Affordable housing is measured through a household’s percentage of the “area median income” (AMI), based on the household size. For example, a four-person household would be at 30% AMI if it made $35,150 per year and 80% AMI if it made $77,450.
The NVAHA report shows that while both of these households are low-income and are qualified for committed affordable housing, families at 30% AMI face a much more significant challenge than those at 80% AMI. In fact, there are “98 rental units affordable and available for every 100 households” at 80% AMI.
The much more significant challenges is with families at 50% AMI or lower. Only 17% of Arlington’s CAFs are affordable to families below 50% AMI and “across the Washington, DC region, there are only 49 rental units affordable and available for every 100 households earning 50% of AMI or less,” according to this National Low Income Housing Coalition report.

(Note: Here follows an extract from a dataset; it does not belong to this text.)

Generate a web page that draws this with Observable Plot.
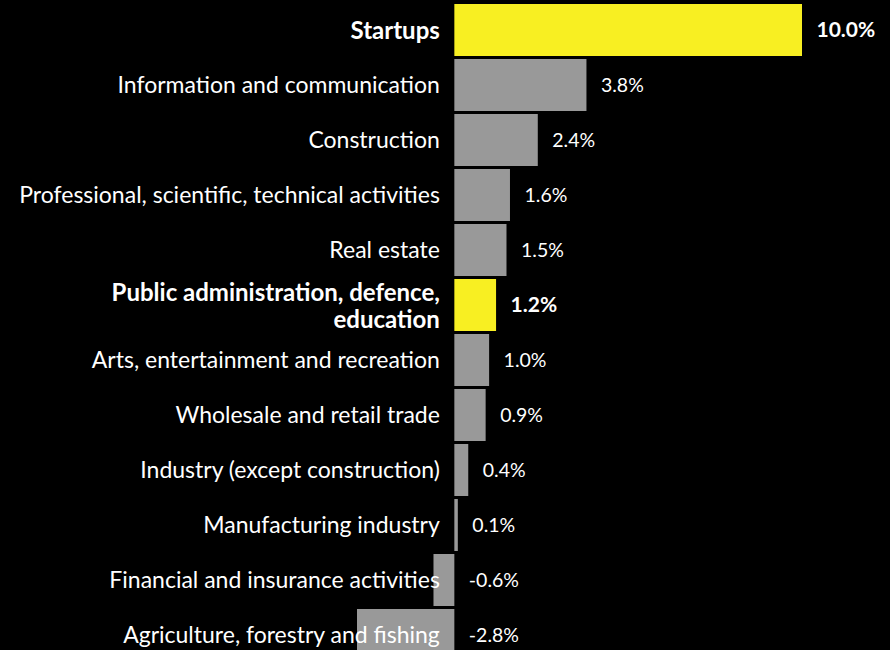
<!DOCTYPE html>
<html>
<head>
<meta charset="utf-8">
<script src="https://cdn.jsdelivr.net/npm/d3@7"></script>
<script src="https://cdn.jsdelivr.net/npm/@observablehq/plot@0.6"></script>
<style>
  html, body { margin: 0; padding: 0; background: #000; overflow: hidden; }
  #chart svg { display: block; }
</style>
</head>
<body>
<div id="chart"></div>
<script>
const categories = [
  "Startups",
  "Information and communication",
  "Construction",
  "Professional, scientific, technical activities",
  "Real estate",
  "Public administration, defence,\neducation",
  "Arts, entertainment and recreation",
  "Wholesale and retail trade",
  "Industry (except construction)",
  "Manufacturing industry",
  "Financial and insurance activities",
  "Agriculture, forestry and fishing"
];
const values = [10.0, 3.8, 2.4, 1.6, 1.5, 1.2, 1.0, 0.9, 0.4, 0.1, -0.6, -2.8];
const highlighted = ["Startups", "Public administration, defence,\neducation"];

const data = categories.map((c, i) => ({category: c, value: values[i], hi: highlighted.includes(c)}));
const hiData = data.filter(d => d.hi);
const loData = data.filter(d => !d.hi);
const fmt = v => v.toFixed(1) + "%";
const font = "Lato, 'Noto Sans', sans-serif";

const chart = Plot.plot({
  width: 890,
  height: 650,
  marginLeft: 357,
  marginRight: 88,
  marginTop: 0,
  marginBottom: 0,
  style: {background: "#000", color: "#fff", fontFamily: font, overflow: "hidden"},
  x: {domain: [-2.8, 10], axis: null},
  y: {domain: categories, range: [0, 664], padding: 0.06, axis: null},
  marks: [
    Plot.barX(data, {y: "category", x: "value", fill: d => d.hi ? "#f8ef22" : "#999999"}),
    Plot.text(loData, {y: "category", x: 0, text: "category", textAnchor: "end", dx: -15, fill: "#fff", fontSize: 23, fontFamily: font}),
    Plot.text(hiData, {y: "category", x: 0, text: "category", textAnchor: "end", dx: -15, fill: "#fff", fontSize: 24, fontWeight: "bold", lineHeight: 1.13, fontFamily: font}),
    Plot.text(loData, {y: "category", x: d => Math.max(d.value, 0), text: d => fmt(d.value), textAnchor: "start", dx: 14, fill: "#fff", fontSize: 19.5, fontFamily: font}),
    Plot.text(hiData, {y: "category", x: d => Math.max(d.value, 0), text: d => fmt(d.value), textAnchor: "start", dx: 14, fill: "#fff", fontSize: 21, fontWeight: "bold", fontFamily: font})
  ]
});
document.getElementById("chart").appendChild(chart);
</script>
</body>
</html>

Unfortunately, current policies like the Low-Income Housing Tax Credit make it most advantageous for developers to focus on units available to households at 60% AMI.
Show me the capital
With the need so high, it is no surprise that Northern Virginia communities are struggling to fund projects that preserve affordable housing. Given rapidly increasing home values and rents, the County has given up on market-rate affordable units to provide any appreciable supply of the housing needed for Arlington’s low-income families.

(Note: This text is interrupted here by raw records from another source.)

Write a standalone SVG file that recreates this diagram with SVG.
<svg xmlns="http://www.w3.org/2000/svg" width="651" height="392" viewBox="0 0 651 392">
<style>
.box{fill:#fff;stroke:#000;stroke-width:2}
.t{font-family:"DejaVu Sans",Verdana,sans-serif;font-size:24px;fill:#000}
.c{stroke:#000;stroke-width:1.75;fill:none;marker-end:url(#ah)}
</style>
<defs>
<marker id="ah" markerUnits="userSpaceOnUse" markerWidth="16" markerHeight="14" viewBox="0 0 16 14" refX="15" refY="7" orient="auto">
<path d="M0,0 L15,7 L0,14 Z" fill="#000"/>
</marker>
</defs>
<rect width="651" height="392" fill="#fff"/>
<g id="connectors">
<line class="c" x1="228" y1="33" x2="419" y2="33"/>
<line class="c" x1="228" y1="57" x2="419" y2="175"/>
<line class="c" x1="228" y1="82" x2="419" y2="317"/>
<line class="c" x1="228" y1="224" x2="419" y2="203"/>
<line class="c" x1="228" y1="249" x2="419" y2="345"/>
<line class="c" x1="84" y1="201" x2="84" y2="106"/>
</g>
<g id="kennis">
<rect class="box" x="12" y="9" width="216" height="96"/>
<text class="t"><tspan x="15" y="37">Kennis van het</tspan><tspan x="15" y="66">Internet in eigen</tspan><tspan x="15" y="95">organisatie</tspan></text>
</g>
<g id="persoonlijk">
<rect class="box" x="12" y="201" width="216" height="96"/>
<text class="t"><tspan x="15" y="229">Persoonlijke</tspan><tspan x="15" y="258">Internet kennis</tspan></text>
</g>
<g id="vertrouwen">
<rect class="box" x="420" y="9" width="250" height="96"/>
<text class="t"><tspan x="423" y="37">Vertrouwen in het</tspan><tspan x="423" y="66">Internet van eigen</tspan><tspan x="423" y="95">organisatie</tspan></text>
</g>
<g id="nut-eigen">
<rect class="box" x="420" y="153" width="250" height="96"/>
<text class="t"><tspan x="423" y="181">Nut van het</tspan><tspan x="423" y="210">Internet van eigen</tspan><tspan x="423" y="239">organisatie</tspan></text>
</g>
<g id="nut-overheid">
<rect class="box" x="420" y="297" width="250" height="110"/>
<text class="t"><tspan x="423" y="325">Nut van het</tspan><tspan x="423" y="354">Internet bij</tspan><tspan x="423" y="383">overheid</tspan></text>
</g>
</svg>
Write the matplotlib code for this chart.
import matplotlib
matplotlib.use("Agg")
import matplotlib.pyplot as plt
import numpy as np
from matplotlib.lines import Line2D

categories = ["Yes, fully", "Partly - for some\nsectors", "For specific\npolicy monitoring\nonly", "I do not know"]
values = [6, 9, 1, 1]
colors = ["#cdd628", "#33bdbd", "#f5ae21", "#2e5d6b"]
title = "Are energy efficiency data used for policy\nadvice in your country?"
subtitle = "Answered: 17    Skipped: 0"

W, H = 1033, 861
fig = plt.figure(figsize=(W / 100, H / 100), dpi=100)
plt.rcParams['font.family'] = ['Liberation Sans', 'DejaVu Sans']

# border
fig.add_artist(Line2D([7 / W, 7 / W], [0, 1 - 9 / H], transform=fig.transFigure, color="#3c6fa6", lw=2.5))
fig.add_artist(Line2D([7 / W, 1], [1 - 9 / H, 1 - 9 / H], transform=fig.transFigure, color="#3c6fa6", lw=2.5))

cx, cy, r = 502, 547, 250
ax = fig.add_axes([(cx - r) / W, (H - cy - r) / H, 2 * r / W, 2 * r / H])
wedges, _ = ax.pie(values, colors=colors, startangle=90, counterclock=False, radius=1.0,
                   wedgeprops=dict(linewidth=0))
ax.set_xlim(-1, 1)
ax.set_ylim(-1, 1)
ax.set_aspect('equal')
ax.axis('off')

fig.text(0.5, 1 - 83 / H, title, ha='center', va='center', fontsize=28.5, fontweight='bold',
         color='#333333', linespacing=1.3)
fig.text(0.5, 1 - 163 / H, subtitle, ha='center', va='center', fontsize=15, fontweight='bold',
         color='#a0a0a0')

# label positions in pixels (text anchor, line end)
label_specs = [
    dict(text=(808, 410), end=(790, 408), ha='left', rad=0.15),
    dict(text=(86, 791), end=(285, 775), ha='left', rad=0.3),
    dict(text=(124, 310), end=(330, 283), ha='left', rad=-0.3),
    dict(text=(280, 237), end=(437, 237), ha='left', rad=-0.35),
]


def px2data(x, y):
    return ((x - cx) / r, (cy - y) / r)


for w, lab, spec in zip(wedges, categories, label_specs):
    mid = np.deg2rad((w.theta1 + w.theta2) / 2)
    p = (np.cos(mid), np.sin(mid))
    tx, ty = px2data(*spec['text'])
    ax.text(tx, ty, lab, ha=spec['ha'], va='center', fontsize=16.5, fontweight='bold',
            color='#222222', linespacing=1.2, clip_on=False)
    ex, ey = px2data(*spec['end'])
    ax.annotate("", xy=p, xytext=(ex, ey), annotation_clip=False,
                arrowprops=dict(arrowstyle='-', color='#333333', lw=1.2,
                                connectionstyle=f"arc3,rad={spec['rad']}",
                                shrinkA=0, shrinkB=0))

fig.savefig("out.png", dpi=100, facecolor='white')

Committed affordable units, either negotiated with for-profit developers in exchange for increased density, or through “mission-driven” non-profit developers and property managers, are widely considered as the only near-term way to provide affordable housing.
But the cost to provide affordable units through either route is quickly becoming unsustainable for Arlington County budgets. In 2017, Arlington allocated $30 million through its Affordable Housing Investment Fund, which created 171 new CAFs and preserved 280 more.
Arlington’s Affordable Housing Investment Fund is a revolving loan program that receives federal and local support, in addition to developer contributions and loan repayment. Arlington gave $13.7 million from its general fund in FY2017. The benefit of AHIF is that it can leverage private investment.
But the amount of credit available is still not enough to compete with for-profit developers in Arlington’s competitive housing market. The NVAHA report recommends “explor[ing] the possibility of a regional quick-strike acquisition funds and/or lines of credit” to help mission-driven developers take advantage of opportunities to preserve affordable housing.
Make a bigger impact by thinking small?
One aspect of the NVAHA report is to emphasize the importance of small-scale rental properties, particularly those fewer than 20 units. Nationwide, these make up half of the low-cost rental stock.
Smaller-scale properties can more easily fit into “lower-density, higher-opportunity neighborhoods” and help spread affordable housing through the county. But they are often overlooked by affordable housing advocates because they lack economies of scale.
Garden apartments, small-scale buildings without elevators, have been a key source for Arlington’s market rate affordable housing. In recent years, developers have taken advantage of the low-density zoning for many properties and redeveloped them as townhouses, seeking to compete in the lucrative single-family home market rather than the low-income rental market.
Arlington County sought to address this issue by establishing Housing Conservation Districts. The details of these districts are still being worked out by county staff, but essentially they take away the ability of property owners in the newly created district to redevelop the garden apartment into a townhome.
Instead, the district allows the property owner can redevelop their building into a much denser building, as long as a certain amount of affordable housing is included. The final draft of the policy governing these districts is expected within the year.
Exchange higher density for more affordable housing
Land use policies and zoning play a large role in encouraging the development of affordable housing. In some areas, the zoned density of land is lower than developers need to make a multi-family building profitable. So in exchange for higher density, policies require the developer to include affordable housing.
However, the NVAHA report indicates that density would need to be two-six times above current levels for this to be an effective strategy for building significant amounts of affordable housing. The benefit is that a change in zoning costs the County nothing (except a longer site-plan process that may draw opposition from neighbors). The drawback of this arrangement is that the affordable units are usually guaranteed for only 30 or 60 years.
The NVAHA report notes that strict zoning land use regulations can impede the preservation of affordable housing on multiple fronts, as can onerous policies like high parking requirements.
What other lessons could Arlington take from this report?